It's been a decade since the first Asian production picked up an Oscar for best foreign film and there's only been one other winner from the region since.
But Asia is this year presenting an impressively diverse selection for consideration by the Hollywood-based Academy of Motion Picture Arts and Sciences, all of them hoping to join
Crouching Tiger, Hidden Dragon (2000) and
Departures (2008) as winners of an award that was first handed out in 1957.
Leading the way this year is the Feng Xiaogang-directed Chinese blockbuster Aftershock, the all-time domestic box office leader in China with 660 million yuan (71 million euros) and a film which drew on the talents of production crew from all over the region.
But co-productions and collaborations are nothing new in the cinema industry; after all, legendary Japanese director Akira Kurosawa's Dersu Uzala won the foreign film award - but for Russia - back in 1975.
The final nominations for best foreign film will be announced on January 25, 2011 and the 83rd Annual Academy Awards will be presented on February 27, 2011.

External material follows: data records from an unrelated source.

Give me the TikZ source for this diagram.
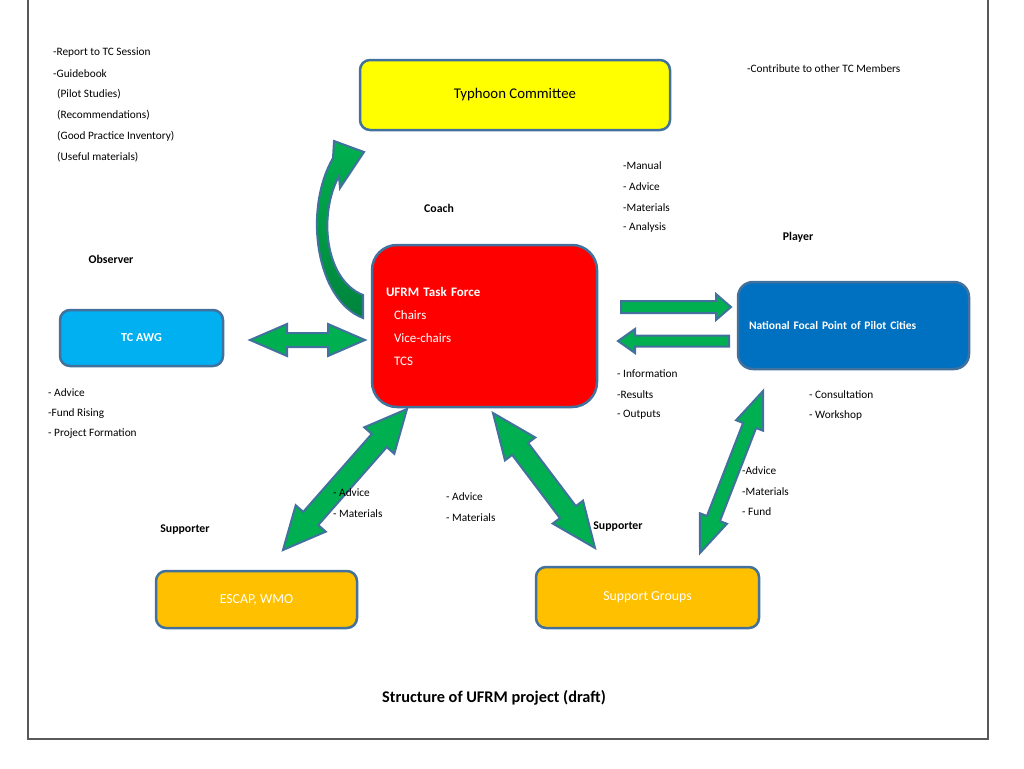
\documentclass[tikz,border=0pt]{standalone}
\usepackage{fontspec}
\setmainfont{Carlito}
\usetikzlibrary{calc}
\definecolor{boxline}{HTML}{41719C}
\definecolor{tcyellow}{HTML}{FFFF00}
\definecolor{ufrmred}{HTML}{FF0000}
\definecolor{awgcyan}{HTML}{00B0F0}
\definecolor{nfpblue}{HTML}{0070C0}
\definecolor{supporange}{HTML}{FFC000}
\definecolor{arrowgreen}{HTML}{00B050}
\definecolor{arrowdark}{HTML}{00833C}
\definecolor{framegray}{HTML}{595959}
\tikzset{
  box/.style={draw=boxline, line width=2.5pt, rounded corners=10pt, text=white, inner sep=0pt},
  blockarrow/.style={draw=boxline, line width=2pt, fill=arrowgreen, line join=miter},
  note/.style={font=\fontsize{11.3}{13}\selectfont, anchor=west, inner sep=0pt},
  tag/.style={font=\fontsize{11.8}{13}\selectfont\bfseries, inner sep=0pt}
}
\newcommand\dblarrow[5]{%
  \coordinate (da1) at ($(#1)!#5pt!(#2)$);
  \coordinate (da2) at ($(#2)!#5pt!(#1)$);
  \draw[blockarrow] (#1) -- ($(da1)!#4pt!90:(#2)$) -- ($(da1)!#3pt!90:(#2)$) -- ($(da2)!#3pt!90:(#2)$) -- ($(da2)!#4pt!90:(#2)$) -- (#2)
    -- ($(da2)!#4pt!-90:(#2)$) -- ($(da2)!#3pt!-90:(#2)$) -- ($(da1)!#3pt!-90:(#2)$) -- ($(da1)!#4pt!-90:(#2)$) -- cycle;}
\newcommand\onearrow[5]{%
  \coordinate (da2) at ($(#2)!#5pt!(#1)$);
  \draw[blockarrow] ($(#1)!#3pt!90:(#2)$) -- ($(da2)!#3pt!90:(#2)$) -- ($(da2)!#4pt!90:(#2)$) -- (#2)
    -- ($(da2)!#4pt!-90:(#2)$) -- ($(da2)!#3pt!-90:(#2)$) -- ($(#1)!#3pt!-90:(#2)$) -- cycle;}
\begin{document}
\begin{tikzpicture}[x=1pt,y=-1pt]
  \useasboundingbox (0,0) rectangle (1024,768);
  \draw[framegray, line width=1.5pt] (28,-3) rectangle (988,739);
  \node[box, fill=tcyellow, text=black, minimum width=310pt, minimum height=70pt, font=\fontsize{14.8}{16}\selectfont] (tc) at (515,95) {Typhoon Committee};
  \node[box, fill=ufrmred, rounded corners=25pt, minimum width=225pt, minimum height=162pt, text width=197pt, inner xsep=14pt, align=left, font=\fontsize{13}{23}\selectfont] (ufrm) at (484.5,326)
    {\textbf{UFRM Task Force}\\\hspace*{8pt}Chairs\\\hspace*{8pt}Vice-chairs\\\hspace*{8pt}TCS};
  \node[box, fill=awgcyan, minimum width=163pt, minimum height=56pt, font=\fontsize{12.2}{14}\selectfont\bfseries] (awg) at (141.5,338) {TC AWG};
  \node[box, fill=nfpblue, rounded corners=15pt, minimum width=231pt, minimum height=87pt, text width=209pt, inner xsep=11pt, align=left, font=\fontsize{11.5}{13}\selectfont\bfseries] (nfp) at (853.5,325.5) {National Focal Point of Pilot Cities};
  \node[box, fill=supporange, minimum width=201pt, minimum height=57pt, font=\fontsize{13.8}{15}\selectfont] (escap) at (256.5,599.5) {ESCAP, WMO};
  \node[box, fill=supporange, minimum width=223pt, minimum height=61pt, font=\fontsize{13.8}{15}\selectfont] (sg) at (647.5,597.5) {Support Groups};
  \coordinate (awgtip) at (250,340);
  \coordinate (ufrmw) at (365,340);
  \coordinate (ufrme) at (621,307);
  \coordinate (nfpw) at (731,307);
  \coordinate (nfpin) at (729,341);
  \coordinate (ufrmin) at (618,341);
  \coordinate (ufrmsw) at (407,409);
  \coordinate (escaptip) at (283,550);
  \coordinate (ufrmse) at (493,413);
  \coordinate (sgtipl) at (595,548);
  \coordinate (nfps) at (763,391);
  \coordinate (sgtipr) at (700,553);
  \dblarrow{awgtip}{ufrmw}{7}{16}{37}
  \onearrow{ufrme}{nfpw}{6}{13}{15}
  \onearrow{nfpin}{ufrmin}{5.5}{12}{17}
  \dblarrow{ufrmsw}{escaptip}{10}{20}{42}
  \dblarrow{ufrmse}{sgtipl}{10}{19}{45}
  \dblarrow{nfps}{sgtipr}{7}{14.5}{37}
  \draw[blockarrow, top color=arrowgreen, bottom color=arrowdark] (363,318) .. controls (316,300) and (303,210) .. (333,158) -- (334,141) -- (364,152) -- (340,188) -- (339,176)
    .. controls (318,215) and (325,280) .. (363,295) -- cycle;
  \foreach \txt [count=\i from 0] in {-Report to TC Session,-Guidebook}
    \node[note] (rep\i) at (53,53+20.5*\i) {\txt};
  \foreach \txt [count=\i from 0] in {(Pilot Studies),(Recommendations),(Good Practice Inventory),(Useful materials)}
    \node[note] (guide\i) at (57,94.5+20.8*\i) {\txt};
  \node[note] (contrib) at (747,69) {-Contribute to other TC Members};
  \foreach \txt [count=\i from 0] in {-Manual,- Advice,-Materials,- Analysis}
    \node[note] (coach\i) at (623,166+20.6*\i) {\txt};
  \foreach \txt [count=\i from 0] in {- Information,-Results,- Outputs}
    \node[note] (info\i) at (617,374+20.5*\i) {\txt};
  \foreach \txt [count=\i from 0] in {- Consultation,- Workshop}
    \node[note] (cons\i) at (809,395+20.5*\i) {\txt};
  \foreach \txt [count=\i from 0] in {- Advice,-Fund Rising,- Project Formation}
    \node[note] (obs\i) at (48,393+20.5*\i) {\txt};
  \foreach \txt [count=\i from 0] in {- Advice,- Materials}
    \node[note] (esc\i) at (333,493+20.8*\i) {\txt};
  \foreach \txt [count=\i from 0] in {- Advice,- Materials}
    \node[note] (mid\i) at (446,497+20.8*\i) {\txt};
  \foreach \txt [count=\i from 0] in {-Advice,-Materials,- Fund}
    \node[note] (fund\i) at (742,471+20.5*\i) {\txt};
  \node[tag] (coach) at (439,208) {Coach};
  \node[tag] (player) at (798,237) {Player};
  \node[tag] (observer) at (111,259) {Observer};
  \node[tag] (supl) at (185,530) {Supporter};
  \node[tag] (supr) at (618,527) {Supporter};
  \node[font=\fontsize{16.3}{18}\selectfont\bfseries] (title) at (494,698) {Structure of UFRM project (draft)};
\end{tikzpicture}
\end{document}
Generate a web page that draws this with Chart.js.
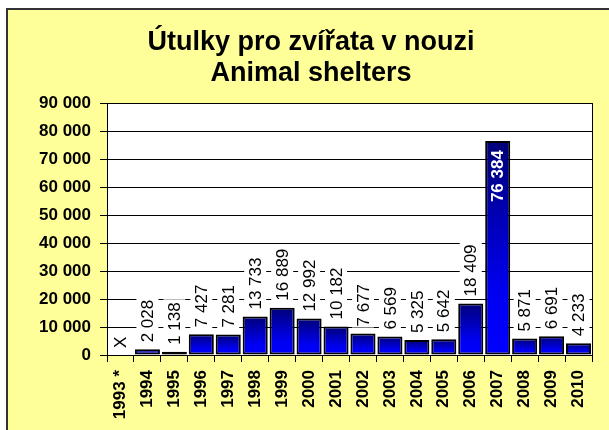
<!DOCTYPE html>
<html><head><meta charset="utf-8">
<script src="https://cdn.jsdelivr.net/npm/chart.js@4/dist/chart.umd.min.js"></script>
<style>html,body{margin:0;padding:0;background:#fff}canvas{display:block}</style>
</head><body>
<canvas id="c" width="609" height="430"></canvas>
<script>
const categories = ['1993 *','1994','1995','1996','1997','1998','1999','2000','2001','2002','2003','2004','2005','2006','2007','2008','2009','2010'];
const values = [null,2028,1138,7427,7281,13733,16889,12992,10182,7677,6569,5325,5642,18409,76384,5871,6691,4233];
const valueLabels = ['X','2 028','1 138','7 427','7 281','13 733','16 889','12 992','10 182','7 677','6 569','5 325','5 642','18 409','76 384','5 871','6 691','4 233'];
const yTickLabels = ['0','10 000','20 000','30 000','40 000','50 000','60 000','70 000','80 000','90 000'];
const titleLines = ['Útulky pro zvířata v nouzi','Animal shelters'];

const FONT = '"Liberation Sans", Arial, sans-serif';

const framePlugin = {
  id: 'frame',
  beforeDraw(chart) {
    const ctx = chart.ctx, ca = chart.chartArea;
    ctx.save();
    ctx.fillStyle = '#ffffff';
    ctx.fillRect(0, 0, chart.width, chart.height);
    ctx.fillStyle = '#FFFF99';
    ctx.fillRect(6, 8, chart.width - 6, chart.height - 8);
    ctx.strokeStyle = '#333333';
    ctx.lineWidth = 2;
    ctx.beginPath();
    ctx.moveTo(7, chart.height);
    ctx.lineTo(7, 9);
    ctx.lineTo(chart.width, 9);
    ctx.stroke();
    ctx.fillStyle = '#ffffff';
    ctx.fillRect(ca.left, ca.top, ca.right - ca.left, ca.bottom - ca.top);
    ctx.fillStyle = '#000';
    ctx.font = 'bold 27px ' + FONT;
    ctx.textAlign = 'center';
    ctx.textBaseline = 'middle';
    ctx.fillText(titleLines[0], 311, 43);
    ctx.fillText(titleLines[1], 311, 74);
    ctx.restore();
  },
  afterDraw(chart) {
    const ctx = chart.ctx, ca = chart.chartArea;
    ctx.save();
    ctx.strokeStyle = '#000';
    ctx.lineWidth = 1;
    ctx.beginPath();
    ctx.moveTo(Math.round(ca.right) + 0.5, ca.top);
    ctx.lineTo(Math.round(ca.right) + 0.5, ca.bottom);
    ctx.stroke();
    ctx.restore();
  }
};

const labelPlugin = {
  id: 'valueLabels',
  afterDatasetsDraw(chart) {
    const ctx = chart.ctx;
    const xs = chart.scales.x, ys = chart.scales.y;
    ctx.save();
    values.forEach((v, i) => {
      const x = xs.getPixelForValue(i);
      const yTop = ys.getPixelForValue(v == null ? 0 : v);
      const text = valueLabels[i];
      if (v != null && v > 60000) {
        ctx.save();
        ctx.translate(x, yTop + 9);
        ctx.rotate(-Math.PI / 2);
        ctx.font = 'bold 17px ' + FONT;
        ctx.fillStyle = '#ffffff';
        ctx.textAlign = 'right';
        ctx.textBaseline = 'middle';
        ctx.fillText(text, 0, 1);
        ctx.restore();
      } else {
        ctx.save();
        ctx.translate(x, yTop - 7);
        ctx.rotate(-Math.PI / 2);
        ctx.font = '17px ' + FONT;
        const w = ctx.measureText(text).width;
        ctx.fillStyle = '#ffffff';
        ctx.fillRect(-1, -11, w + 4, 22);
        ctx.fillStyle = '#000';
        ctx.textAlign = 'left';
        ctx.textBaseline = 'middle';
        ctx.fillText(text, 0, 1);
        ctx.restore();
      }
    });
    ctx.restore();
  }
};

function barGradient(c) {
  const chart = c.chart;
  if (!chart.chartArea) return '#0000cc';
  const ys = chart.scales.y;
  const v = c.raw == null ? 0 : c.raw;
  const top = ys.getPixelForValue(v);
  const bot = ys.getPixelForValue(0);
  if (bot - top < 1) return '#0000ff';
  const g = chart.ctx.createLinearGradient(0, top, 0, bot);
  g.addColorStop(0, '#000078');
  g.addColorStop(0.7, '#0000f0');
  g.addColorStop(1, '#0000ff');
  return g;
}

new Chart(document.getElementById('c'), {
  type: 'bar',
  data: {
    labels: categories,
    datasets: [{
      data: values,
      backgroundColor: barGradient,
      borderColor: '#000000',
      borderWidth: 2,
      borderSkipped: false,
      barPercentage: 0.93,
      categoryPercentage: 1.0
    }]
  },
  options: {
    responsive: false,
    devicePixelRatio: 1,
    animation: false,
    layout: { padding: { top: 103, right: 17, left: 0, bottom: 0 } },
    plugins: { legend: { display: false }, title: { display: false }, tooltip: { enabled: false } },
    scales: {
      x: {
        afterFit(s) { s.height = 75; },
        grid: { offset: true, drawOnChartArea: false, drawTicks: true, tickLength: 7, color: '#000', tickColor: '#000' },
        border: { color: '#000', width: 1 },
        ticks: { autoSkip: false, minRotation: 90, maxRotation: 90, padding: 8, color: '#000', font: { family: FONT, size: 17, weight: 'bold' } }
      },
      y: {
        min: 0, max: 90000,
        afterFit(s) { s.width = 107; },
        grid: { color: '#000', tickColor: '#000', tickLength: 7, lineWidth: 1 },
        border: { color: '#000', width: 1 },
        ticks: { stepSize: 10000, padding: 9, color: '#000', font: { family: FONT, size: 17, weight: 'bold' },
          callback: (val, idx) => yTickLabels[idx] }
      }
    }
  },
  plugins: [framePlugin, labelPlugin]
});
</script>
</body></html>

For regular updates on the awards and the ceremony, log on to http://www.oscars.org
In the meantime, here's a look at Asia's hopefuls:
Aftershock (China): Set in and around the aftermath of the 1976 Tangshan earthquake. Director Feng Xiaogang mixes up action and drama - and was repaid at the box office. Stars Zhang Jingchu and Xu Fan.
A Barefoot Dream (South Korea): Surprise selection from South Korea is based on the true tale of an out-of-luck former footballer who heads to East Timor to teach kids how to play the game. Kim Tae-kyun directs, Park Hee-soon stars.
Confessions (Japan): A school teacher (Takako Matsu) plots revenge on the students who kill her child in this tense thriller based on a best-selling novel by Kanae Minato. Tetsuya Nakashima directs.
Echoes of the Rainbow (Hong Kong): Director Alex Law's gentle rumination on life for Chinese immigrants in the Hong Kong of the 1960s helped save a street set from demolition. Sandra Ng and Simon Yam star.
Monga (Taiwan): A gritty, realistic look at gang life in the Taipei of the 1980s that made more than Avatar in its first week of release. Ethan Ruan and Mark Chao star and it was directed by Doze Niu.
Peepli Live (India): A satire that focuses on a rash of suicides by Indian farmers was a hit at home for first-time director Anusha Rizvi, who was backed by the Bollywood kingpin Aamir Khan. Features unknowns Omkar Das Manikpuri and Raghubir Yadav.
Uncle Boonmee Who Can Recall His Past Lives (Thailand): Cited as a masterpiece by many - including the judges at Cannes who gave it their Palme d'Or. Apichatpong Weerasethakul weaves his production around an old farmer reflecting on life with the help of some ghosts (and an amorous catfish). Thanapat Saisaymar stars.